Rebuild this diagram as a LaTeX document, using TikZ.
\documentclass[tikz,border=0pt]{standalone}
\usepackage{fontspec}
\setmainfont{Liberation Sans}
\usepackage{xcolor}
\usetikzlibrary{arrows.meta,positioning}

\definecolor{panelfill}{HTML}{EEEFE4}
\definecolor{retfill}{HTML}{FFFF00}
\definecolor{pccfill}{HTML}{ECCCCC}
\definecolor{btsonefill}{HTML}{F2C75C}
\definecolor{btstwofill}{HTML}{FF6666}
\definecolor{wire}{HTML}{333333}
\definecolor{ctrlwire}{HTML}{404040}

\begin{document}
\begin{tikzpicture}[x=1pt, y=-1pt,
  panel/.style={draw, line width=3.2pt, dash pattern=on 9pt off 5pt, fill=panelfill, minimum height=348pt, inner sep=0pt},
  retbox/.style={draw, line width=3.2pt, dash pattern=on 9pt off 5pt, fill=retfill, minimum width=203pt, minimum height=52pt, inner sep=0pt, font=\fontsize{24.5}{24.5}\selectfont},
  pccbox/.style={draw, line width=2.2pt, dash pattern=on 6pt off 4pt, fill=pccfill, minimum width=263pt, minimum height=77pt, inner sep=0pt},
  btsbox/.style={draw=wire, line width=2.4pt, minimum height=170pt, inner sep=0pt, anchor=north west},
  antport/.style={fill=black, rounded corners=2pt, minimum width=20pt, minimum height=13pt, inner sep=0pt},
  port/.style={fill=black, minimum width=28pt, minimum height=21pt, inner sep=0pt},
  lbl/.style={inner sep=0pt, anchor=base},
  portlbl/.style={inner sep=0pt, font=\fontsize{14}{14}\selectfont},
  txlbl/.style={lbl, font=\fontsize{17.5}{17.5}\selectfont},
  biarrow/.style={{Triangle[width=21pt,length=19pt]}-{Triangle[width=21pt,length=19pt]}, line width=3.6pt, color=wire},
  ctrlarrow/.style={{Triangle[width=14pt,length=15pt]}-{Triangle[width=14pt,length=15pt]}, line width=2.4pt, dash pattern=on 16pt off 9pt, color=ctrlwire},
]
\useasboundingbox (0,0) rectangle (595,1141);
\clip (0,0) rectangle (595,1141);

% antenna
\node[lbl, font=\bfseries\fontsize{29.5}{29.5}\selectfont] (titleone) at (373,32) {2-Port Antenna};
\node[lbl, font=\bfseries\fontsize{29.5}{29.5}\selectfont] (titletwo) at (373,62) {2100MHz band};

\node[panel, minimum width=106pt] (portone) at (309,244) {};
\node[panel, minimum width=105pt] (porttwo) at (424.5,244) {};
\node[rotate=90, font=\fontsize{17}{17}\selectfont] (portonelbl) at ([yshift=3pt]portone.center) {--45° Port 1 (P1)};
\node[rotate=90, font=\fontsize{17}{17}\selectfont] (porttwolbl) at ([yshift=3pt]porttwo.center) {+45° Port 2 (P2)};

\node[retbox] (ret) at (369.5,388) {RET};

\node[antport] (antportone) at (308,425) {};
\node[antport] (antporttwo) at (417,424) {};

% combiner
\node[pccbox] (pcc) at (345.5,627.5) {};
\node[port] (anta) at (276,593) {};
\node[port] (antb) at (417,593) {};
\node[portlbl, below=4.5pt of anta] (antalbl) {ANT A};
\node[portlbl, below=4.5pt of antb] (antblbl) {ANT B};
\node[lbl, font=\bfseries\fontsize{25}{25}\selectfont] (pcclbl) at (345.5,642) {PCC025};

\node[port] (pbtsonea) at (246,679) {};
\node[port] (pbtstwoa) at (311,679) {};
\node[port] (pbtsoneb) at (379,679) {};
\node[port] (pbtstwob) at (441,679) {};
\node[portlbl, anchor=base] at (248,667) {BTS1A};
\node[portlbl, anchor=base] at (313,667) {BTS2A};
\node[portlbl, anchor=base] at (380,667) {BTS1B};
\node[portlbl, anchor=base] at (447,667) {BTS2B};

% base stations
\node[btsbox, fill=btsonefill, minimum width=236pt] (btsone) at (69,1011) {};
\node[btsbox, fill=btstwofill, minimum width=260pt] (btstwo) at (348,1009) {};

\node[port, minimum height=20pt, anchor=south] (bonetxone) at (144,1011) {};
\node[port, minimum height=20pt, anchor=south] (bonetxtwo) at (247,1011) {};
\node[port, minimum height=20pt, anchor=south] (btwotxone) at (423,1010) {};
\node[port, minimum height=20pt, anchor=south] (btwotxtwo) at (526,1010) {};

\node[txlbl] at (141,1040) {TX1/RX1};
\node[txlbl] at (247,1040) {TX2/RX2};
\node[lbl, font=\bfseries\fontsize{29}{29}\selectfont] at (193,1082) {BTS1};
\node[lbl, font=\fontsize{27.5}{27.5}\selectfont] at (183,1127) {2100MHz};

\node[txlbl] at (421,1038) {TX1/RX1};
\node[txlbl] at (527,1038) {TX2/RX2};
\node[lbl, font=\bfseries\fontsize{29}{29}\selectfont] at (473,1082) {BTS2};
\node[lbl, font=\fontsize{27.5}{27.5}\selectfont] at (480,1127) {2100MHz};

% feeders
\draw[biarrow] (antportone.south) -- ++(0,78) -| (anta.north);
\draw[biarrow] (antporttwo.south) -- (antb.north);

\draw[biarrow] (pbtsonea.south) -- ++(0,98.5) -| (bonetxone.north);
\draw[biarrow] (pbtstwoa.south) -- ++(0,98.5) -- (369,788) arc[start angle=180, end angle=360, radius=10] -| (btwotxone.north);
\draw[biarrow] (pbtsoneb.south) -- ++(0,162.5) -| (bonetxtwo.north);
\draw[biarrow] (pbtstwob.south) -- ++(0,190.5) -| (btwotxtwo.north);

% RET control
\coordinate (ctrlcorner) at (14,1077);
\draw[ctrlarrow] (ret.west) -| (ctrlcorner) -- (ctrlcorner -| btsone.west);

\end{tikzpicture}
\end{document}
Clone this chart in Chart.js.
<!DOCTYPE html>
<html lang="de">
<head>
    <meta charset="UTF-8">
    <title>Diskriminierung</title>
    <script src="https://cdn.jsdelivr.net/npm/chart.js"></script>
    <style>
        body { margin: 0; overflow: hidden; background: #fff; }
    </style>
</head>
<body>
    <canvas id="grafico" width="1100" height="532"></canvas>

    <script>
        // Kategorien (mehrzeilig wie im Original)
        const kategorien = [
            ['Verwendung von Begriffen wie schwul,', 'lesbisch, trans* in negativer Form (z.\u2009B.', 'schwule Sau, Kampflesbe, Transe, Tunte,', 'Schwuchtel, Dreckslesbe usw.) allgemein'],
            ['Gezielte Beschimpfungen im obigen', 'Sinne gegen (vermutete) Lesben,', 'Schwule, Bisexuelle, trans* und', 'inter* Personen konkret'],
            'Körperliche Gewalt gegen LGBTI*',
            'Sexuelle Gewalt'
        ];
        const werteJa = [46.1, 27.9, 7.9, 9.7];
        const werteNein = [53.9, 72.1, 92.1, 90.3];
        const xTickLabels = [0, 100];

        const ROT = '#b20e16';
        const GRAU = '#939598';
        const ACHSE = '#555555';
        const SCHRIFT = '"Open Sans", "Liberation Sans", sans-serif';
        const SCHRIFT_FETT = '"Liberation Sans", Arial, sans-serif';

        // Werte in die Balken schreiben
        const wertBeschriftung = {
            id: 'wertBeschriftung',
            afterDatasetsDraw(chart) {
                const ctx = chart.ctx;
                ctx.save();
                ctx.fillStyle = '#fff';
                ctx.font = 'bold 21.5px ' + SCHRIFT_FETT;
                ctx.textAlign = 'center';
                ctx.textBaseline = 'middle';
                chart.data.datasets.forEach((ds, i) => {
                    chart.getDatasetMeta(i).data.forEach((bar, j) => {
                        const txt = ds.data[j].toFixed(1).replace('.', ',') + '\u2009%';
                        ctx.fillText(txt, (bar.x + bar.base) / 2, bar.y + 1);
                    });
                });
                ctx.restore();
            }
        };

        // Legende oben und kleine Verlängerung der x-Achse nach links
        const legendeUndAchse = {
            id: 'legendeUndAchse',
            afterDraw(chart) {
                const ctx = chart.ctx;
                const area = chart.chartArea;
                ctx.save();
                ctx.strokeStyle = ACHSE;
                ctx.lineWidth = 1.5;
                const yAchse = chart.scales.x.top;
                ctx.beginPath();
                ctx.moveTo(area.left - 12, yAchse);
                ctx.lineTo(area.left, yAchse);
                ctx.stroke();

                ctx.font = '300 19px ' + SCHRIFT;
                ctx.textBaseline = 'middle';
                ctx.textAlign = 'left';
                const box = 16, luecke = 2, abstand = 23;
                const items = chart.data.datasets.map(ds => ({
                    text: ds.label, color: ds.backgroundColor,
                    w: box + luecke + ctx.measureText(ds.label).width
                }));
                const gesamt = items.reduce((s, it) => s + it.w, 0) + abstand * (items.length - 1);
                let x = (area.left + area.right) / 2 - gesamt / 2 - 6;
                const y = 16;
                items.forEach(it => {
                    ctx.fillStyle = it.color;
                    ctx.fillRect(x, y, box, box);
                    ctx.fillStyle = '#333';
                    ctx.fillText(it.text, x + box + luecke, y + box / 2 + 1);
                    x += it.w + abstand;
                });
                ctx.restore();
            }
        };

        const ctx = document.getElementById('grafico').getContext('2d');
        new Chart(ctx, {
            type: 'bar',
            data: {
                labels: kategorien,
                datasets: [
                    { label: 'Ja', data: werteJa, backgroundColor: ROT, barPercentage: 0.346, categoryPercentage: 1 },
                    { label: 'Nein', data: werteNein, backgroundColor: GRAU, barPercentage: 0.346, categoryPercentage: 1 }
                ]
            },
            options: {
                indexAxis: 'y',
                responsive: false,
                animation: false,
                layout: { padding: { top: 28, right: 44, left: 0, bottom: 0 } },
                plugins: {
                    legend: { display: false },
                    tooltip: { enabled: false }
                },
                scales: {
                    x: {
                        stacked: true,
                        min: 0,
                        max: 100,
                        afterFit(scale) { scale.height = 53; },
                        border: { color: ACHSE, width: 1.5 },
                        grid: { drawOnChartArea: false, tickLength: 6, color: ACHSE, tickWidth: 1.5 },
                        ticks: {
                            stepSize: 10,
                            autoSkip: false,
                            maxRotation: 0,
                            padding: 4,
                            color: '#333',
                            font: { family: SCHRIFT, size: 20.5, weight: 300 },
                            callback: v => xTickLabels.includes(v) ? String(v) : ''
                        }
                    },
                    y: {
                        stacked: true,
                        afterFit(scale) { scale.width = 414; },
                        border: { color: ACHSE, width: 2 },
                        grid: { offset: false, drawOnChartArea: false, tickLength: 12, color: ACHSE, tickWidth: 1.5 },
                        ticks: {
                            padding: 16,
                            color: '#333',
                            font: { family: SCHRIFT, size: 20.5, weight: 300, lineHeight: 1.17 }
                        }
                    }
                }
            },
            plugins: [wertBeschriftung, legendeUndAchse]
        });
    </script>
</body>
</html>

Aim of the exercise:
Produce only the lines from the line containing "Clone this chart in Chart.js." through the line containing "const xTickLabels = [0, 100];", inclusive of both, exactly as they stand in the entries above.

Task result:
Clone this chart in Chart.js.
<!DOCTYPE html>
<html lang="de">
<head>
    <meta charset="UTF-8">
    <title>Diskriminierung</title>
    <script src="https://cdn.jsdelivr.net/npm/chart.js"></script>
    <style>
        body { margin: 0; overflow: hidden; background: #fff; }
    </style>
</head>
<body>
    <canvas id="grafico" width="1100" height="532"></canvas>

    <script>
        // Kategorien (mehrzeilig wie im Original)
        const kategorien = [
            ['Verwendung von Begriffen wie schwul,', 'lesbisch, trans* in negativer Form (z.\u2009B.', 'schwule Sau, Kampflesbe, Transe, Tunte,', 'Schwuchtel, Dreckslesbe usw.) allgemein'],
            ['Gezielte Beschimpfungen im obigen', 'Sinne gegen (vermutete) Lesben,', 'Schwule, Bisexuelle, trans* und', 'inter* Personen konkret'],
            'Körperliche Gewalt gegen LGBTI*',
            'Sexuelle Gewalt'
        ];
        const werteJa = [46.1, 27.9, 7.9, 9.7];
        const werteNein = [53.9, 72.1, 92.1, 90.3];
        const xTickLabels = [0, 100];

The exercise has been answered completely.